+++ Provided material +++

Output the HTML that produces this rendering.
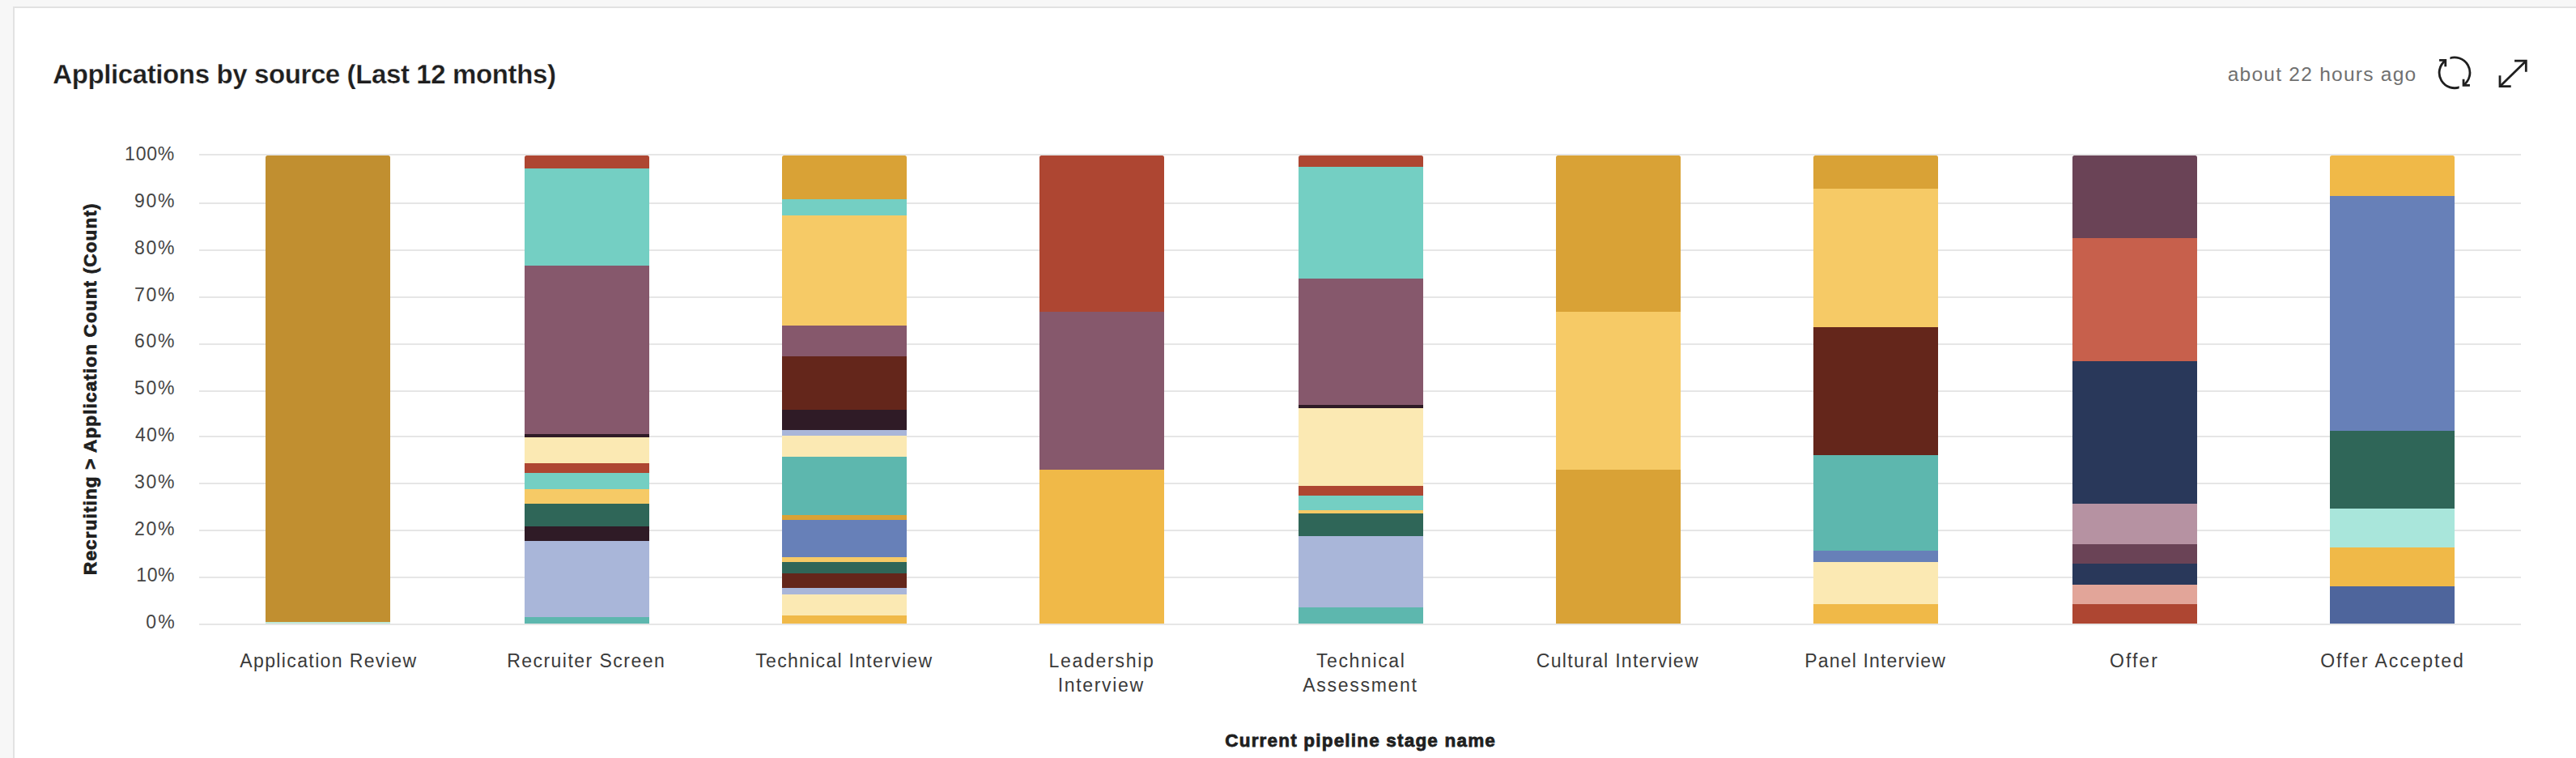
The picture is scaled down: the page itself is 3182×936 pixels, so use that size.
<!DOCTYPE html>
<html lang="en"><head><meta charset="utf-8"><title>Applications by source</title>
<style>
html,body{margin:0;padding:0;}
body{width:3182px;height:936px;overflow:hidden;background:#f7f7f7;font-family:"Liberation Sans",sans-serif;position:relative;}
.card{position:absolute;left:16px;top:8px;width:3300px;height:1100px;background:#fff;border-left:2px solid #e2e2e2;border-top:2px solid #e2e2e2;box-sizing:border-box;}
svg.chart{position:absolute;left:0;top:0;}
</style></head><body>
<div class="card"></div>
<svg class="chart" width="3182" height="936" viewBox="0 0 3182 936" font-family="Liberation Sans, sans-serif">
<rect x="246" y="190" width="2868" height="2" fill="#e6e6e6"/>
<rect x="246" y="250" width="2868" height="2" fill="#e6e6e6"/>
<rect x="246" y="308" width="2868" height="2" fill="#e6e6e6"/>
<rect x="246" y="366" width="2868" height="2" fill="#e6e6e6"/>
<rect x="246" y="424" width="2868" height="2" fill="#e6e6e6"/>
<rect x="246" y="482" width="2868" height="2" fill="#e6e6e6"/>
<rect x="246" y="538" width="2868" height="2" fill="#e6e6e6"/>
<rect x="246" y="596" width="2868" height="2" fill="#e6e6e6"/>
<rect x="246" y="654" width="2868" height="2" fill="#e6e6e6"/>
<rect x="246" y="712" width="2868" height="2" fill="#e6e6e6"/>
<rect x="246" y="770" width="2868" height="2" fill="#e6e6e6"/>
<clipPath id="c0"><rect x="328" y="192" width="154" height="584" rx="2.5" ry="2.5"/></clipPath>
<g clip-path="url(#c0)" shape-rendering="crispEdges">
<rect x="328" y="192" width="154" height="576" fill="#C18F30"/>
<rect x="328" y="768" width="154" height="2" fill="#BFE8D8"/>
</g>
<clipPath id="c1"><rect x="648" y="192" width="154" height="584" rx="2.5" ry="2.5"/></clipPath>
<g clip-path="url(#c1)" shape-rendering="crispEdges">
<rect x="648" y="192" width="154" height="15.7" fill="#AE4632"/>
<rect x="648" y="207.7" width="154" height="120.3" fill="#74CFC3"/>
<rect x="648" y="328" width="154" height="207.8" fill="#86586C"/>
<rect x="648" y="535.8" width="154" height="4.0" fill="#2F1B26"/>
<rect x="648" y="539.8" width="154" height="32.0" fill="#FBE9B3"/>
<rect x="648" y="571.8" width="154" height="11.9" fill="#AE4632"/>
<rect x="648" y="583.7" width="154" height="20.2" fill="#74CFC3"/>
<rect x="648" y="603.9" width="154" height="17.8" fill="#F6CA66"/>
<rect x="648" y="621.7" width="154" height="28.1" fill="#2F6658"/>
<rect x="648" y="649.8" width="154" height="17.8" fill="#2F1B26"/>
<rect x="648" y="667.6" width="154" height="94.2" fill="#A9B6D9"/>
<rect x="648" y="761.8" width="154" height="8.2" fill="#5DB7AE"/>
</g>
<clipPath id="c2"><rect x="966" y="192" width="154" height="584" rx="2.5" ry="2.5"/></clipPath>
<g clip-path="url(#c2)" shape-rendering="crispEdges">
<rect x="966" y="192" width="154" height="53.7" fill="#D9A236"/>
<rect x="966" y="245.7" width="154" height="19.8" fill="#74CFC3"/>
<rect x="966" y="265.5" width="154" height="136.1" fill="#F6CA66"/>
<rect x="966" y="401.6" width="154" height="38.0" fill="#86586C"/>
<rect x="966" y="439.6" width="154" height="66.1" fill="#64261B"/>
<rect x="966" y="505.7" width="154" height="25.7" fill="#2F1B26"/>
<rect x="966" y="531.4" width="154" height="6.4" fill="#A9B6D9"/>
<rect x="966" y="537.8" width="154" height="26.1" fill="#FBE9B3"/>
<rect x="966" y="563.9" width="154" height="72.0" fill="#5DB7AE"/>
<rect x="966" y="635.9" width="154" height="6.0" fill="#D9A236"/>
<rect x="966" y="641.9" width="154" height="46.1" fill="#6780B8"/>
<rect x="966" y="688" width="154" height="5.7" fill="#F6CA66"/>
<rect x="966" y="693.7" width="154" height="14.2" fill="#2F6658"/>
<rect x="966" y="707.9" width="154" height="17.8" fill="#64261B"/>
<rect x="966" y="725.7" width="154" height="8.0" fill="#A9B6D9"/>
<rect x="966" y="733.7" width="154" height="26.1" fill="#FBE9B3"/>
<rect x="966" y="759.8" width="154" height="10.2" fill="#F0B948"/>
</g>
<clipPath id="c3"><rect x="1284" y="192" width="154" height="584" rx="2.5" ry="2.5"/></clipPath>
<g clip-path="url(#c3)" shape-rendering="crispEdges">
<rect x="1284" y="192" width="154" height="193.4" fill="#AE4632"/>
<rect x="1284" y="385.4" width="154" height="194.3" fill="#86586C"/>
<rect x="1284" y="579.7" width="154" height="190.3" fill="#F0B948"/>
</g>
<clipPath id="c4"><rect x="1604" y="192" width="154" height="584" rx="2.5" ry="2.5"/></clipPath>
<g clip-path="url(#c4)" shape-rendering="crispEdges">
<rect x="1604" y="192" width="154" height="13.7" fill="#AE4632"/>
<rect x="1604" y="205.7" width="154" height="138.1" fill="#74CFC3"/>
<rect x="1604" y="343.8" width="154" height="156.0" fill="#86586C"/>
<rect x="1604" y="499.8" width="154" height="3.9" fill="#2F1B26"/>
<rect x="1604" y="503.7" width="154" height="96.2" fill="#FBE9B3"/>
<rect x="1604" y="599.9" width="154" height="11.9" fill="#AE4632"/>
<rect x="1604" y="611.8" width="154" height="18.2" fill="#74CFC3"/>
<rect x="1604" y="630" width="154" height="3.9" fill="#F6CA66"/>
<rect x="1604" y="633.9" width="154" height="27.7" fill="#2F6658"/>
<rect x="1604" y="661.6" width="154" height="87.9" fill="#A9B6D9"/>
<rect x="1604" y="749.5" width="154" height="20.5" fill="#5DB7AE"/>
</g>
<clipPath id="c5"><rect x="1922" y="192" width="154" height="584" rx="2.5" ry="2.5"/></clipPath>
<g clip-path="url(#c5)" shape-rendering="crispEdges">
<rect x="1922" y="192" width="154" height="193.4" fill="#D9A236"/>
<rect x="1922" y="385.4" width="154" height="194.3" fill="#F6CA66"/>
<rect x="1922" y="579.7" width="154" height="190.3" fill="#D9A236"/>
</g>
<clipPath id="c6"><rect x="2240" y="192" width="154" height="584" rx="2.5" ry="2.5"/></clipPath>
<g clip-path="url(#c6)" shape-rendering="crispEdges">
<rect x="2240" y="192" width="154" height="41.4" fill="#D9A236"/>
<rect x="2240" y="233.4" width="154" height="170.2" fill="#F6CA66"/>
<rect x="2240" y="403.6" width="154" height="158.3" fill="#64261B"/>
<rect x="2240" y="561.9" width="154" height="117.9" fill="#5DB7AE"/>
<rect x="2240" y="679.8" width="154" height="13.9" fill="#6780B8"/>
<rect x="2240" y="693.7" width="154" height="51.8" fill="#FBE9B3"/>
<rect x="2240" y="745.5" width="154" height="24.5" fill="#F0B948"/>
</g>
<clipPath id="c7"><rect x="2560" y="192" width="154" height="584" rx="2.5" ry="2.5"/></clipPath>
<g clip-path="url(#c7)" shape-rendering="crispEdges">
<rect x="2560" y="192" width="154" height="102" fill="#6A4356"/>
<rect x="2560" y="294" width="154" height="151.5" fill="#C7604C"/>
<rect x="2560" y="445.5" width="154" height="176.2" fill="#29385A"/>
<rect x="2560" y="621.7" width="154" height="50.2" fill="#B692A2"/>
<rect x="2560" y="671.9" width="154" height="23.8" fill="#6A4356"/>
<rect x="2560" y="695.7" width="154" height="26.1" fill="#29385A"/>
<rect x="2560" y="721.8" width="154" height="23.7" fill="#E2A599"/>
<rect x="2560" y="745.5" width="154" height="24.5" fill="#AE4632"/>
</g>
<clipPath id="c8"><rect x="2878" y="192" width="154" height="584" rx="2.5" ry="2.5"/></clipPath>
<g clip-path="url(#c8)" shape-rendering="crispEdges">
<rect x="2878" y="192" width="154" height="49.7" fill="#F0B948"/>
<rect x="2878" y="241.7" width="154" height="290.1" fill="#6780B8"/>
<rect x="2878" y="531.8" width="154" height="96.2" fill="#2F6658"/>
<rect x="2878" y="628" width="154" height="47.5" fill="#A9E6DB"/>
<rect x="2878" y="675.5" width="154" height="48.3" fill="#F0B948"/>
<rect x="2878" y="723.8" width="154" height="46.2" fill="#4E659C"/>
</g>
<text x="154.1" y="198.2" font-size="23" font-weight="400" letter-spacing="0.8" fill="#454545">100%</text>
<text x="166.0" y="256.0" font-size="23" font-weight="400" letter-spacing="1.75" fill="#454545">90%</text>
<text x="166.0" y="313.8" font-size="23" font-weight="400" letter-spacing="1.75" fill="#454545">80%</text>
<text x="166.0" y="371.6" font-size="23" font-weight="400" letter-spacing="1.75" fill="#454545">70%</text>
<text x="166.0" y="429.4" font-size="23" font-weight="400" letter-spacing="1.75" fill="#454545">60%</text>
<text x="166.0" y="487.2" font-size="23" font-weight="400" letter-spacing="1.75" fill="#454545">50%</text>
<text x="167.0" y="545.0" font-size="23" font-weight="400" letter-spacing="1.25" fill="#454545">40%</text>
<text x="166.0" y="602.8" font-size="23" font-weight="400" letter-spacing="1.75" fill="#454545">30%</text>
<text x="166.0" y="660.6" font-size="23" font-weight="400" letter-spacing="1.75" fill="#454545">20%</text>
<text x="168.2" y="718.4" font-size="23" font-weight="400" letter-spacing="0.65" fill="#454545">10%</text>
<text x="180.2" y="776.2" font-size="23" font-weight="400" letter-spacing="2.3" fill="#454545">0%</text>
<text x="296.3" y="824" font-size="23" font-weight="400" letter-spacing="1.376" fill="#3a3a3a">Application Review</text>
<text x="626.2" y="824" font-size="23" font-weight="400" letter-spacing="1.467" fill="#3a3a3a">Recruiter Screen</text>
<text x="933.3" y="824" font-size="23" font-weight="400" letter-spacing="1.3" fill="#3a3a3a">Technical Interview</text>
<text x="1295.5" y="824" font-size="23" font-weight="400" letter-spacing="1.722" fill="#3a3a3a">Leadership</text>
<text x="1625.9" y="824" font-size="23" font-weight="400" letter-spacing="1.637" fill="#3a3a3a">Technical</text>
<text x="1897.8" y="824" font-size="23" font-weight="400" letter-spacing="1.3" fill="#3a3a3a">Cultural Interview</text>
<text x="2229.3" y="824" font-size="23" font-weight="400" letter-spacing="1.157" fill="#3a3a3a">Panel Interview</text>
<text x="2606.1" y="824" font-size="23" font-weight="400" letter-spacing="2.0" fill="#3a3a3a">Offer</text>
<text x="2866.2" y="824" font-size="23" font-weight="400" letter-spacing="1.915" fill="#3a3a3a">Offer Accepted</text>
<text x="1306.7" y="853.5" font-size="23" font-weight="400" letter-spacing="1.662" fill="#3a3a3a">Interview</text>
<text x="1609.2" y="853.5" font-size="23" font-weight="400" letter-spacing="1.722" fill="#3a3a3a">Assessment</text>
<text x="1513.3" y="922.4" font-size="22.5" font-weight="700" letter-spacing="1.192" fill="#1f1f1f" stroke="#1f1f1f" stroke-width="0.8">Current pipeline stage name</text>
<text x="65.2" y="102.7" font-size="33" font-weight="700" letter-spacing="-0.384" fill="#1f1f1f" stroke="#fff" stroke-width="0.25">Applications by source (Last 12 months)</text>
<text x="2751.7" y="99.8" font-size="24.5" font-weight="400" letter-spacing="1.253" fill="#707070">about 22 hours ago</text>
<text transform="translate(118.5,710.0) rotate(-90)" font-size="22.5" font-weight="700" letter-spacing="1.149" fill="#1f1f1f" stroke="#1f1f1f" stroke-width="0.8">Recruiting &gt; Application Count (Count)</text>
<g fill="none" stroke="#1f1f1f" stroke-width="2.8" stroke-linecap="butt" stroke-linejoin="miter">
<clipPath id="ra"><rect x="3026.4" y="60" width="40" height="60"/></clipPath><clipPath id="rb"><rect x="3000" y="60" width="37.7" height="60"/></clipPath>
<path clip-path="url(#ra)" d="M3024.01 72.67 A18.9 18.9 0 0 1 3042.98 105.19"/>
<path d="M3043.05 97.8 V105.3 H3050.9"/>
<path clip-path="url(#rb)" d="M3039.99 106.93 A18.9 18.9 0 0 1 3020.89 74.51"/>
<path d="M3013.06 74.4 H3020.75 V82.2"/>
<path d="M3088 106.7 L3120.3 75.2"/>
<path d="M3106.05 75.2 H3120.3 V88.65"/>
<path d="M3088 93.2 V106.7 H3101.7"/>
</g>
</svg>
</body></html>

+++

- [Given instruction] Each line holding the word "that" counts once; report the total and nothing else.

- [Written answer] 2